No, the reason why Europe is in trouble is because it is not politically integrated. Europeans have known this for a long time, of course, but it is becoming painfully clear that one cannot have a common currency if there isn’t also a common economic policy, and one cannot have the latter without political integration. Of course, the creation of the Euro zone back in 1999 was supposed to be an important step toward political integration within the EU, a project that goes back at least to Giuseppe Mazzini’s “Giovine Europa” (link in Italian) movement established in 1834.
But two things happened: too many countries joined the EU too quickly, suddenly bringing in too much political and cultural disagreement (not to mention economic difficulties), largely from Eastern Europe. And the European Parliament has simply never been given sufficient supra-national authority to be able to establish coherent lines of political and economic action. In other words, Europe risks failure not because “the European way” doesn’t work, but because the European way hasn’t been pursued far enough quickly enough. The choice the EU countries now face is either to reverse what they have done over the past dozen years and go back to a loosely integrated EU, or to accelerate things forward as they should have done when Mazzini first envisioned it. I hope for the latter, but I fear the former.

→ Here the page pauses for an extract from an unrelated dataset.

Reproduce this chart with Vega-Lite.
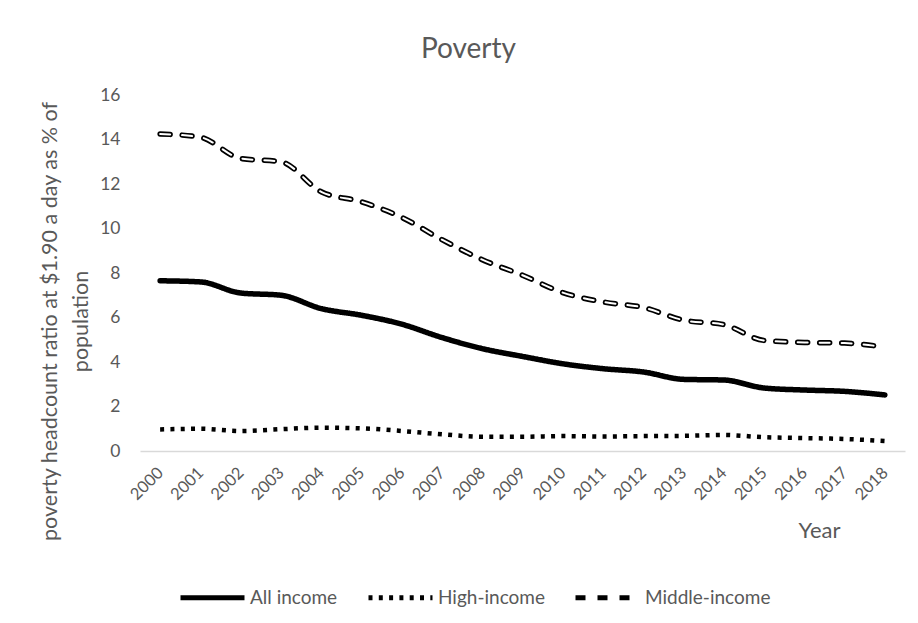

This insanity of having a Union without sufficient integration is, of course, not limited to Europe alone. Look no further than the United States, where citizen’s quality of life, economic and job prospects, education, health care and the like are dramatically different depending on whether one happens to live in Alabama or Massachusetts, to take just two of the obvious examples. Indeed, it is often the case that you hear that the State of, say, Alabama, competes with the state of, say, Georgia, to lure business away, and does so by loosening regulations and/or by giving said business even more tax breaks than it already enjoys. This idiotic internecine game can only have one outcome: a rush to the lowest possible denominator in terms of business taxes, environmental and labor regulations, workers’ compensations, and the like. Everybody loses except large corporations that can play States against each other for their own greed.
Of course, in the US this situation is somewhat mitigated by the presence of a Federal government with much stronger powers than the European Parliament (which is, of course, precisely what Republicans — in the pockets of big industry — desperately want to weaken). And that is what both the US and Europe can learn from all this: on the one hand, America’s fixation with “States' rights” is quaint and little more than an excuse to cave in to the demands of large corporations, leading to gross inequality for American citizens who happen to live in different states; on the other hand, Europe’s inability to make the final leap into full integration is exactly what has caused the current debacle to begin with. If only we truly had the United States of America and the United States of Europe both American and European citizens would be much better off.